There are a number of good reasons to use PDF files to send your work, manuscript of even just general correspondence.

Firstly and most importantly your PDF documents will look the same on all hardware, software and operating systems. Nearly all operating systems nowadays come with a PDF reader, and if not, free readers are easily downloadable from the internet. PDF files help to get your documents across clearly and avoid any communication problems.

Lets take an example. Say your working on an older computer using an older version of Word, or even a different word processor (say Libre Office). If you now send a copy of your document in Word format to someone with a newer version of Word, then the chances are that it won't display exactly as it does on your word processing software. Take the  same scenario, and print the document to a PDF file. The person on the other computer will now see your document exactly as you created it.
Trekker in Join Mode
Take it one step further. You are now creating a document from a number of different software applications. This is quite common in business. So you may have a number of separate documents from different applications, that define just one document. Giving the application to a client in pieces is somewhat messy and looks unprofessional. Here PDF files once again can help, many freeware applications, including Trekker , can be used to combine the documents into one document.

Embedding you say! Yes you can use embedding between certain applications, and this is often very useful when available.  However, when embedding is supported your document will start to become very large. And once again using the PDF format to transmit a document helps. For a start the PDF file does not need all of the extra information needed by the creating application, it only needs the information sufficient to display the document correctly, it doesn't need the information to let it know how the document was created. On top of that the compression used by PDF files is substantial, meaning an even further reduction in file size.

Which leads on to the point of when not to use a PDF file. In the case when work is being carried out by a number of parties, and before the finished product, it will usually be best to use the original software application file.
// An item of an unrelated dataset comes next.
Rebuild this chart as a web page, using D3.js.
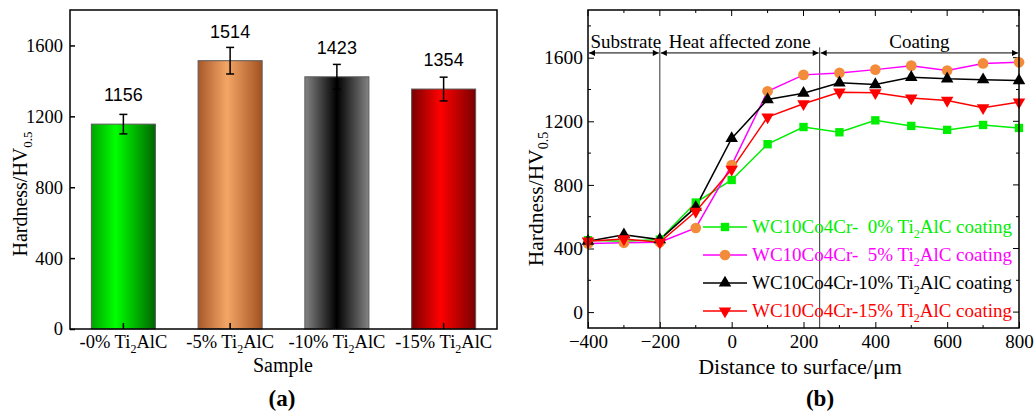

For example, if you send your co-worker a PDF file of a Word document that he is then supposed to also edit, he would first have to change the PDF file back into Word document first, so in this case it would be much better to send the original Word document.

PDF files can also be useful to document changes over time. Instead of printing a paper copy to archive. You can make a PDF version of the document and include a date stamp in the filename. This way you can have a record of the changes to a document over time. Please note that when you use a computer media to store important documents, you should make sure that backups of the data are created on a different media.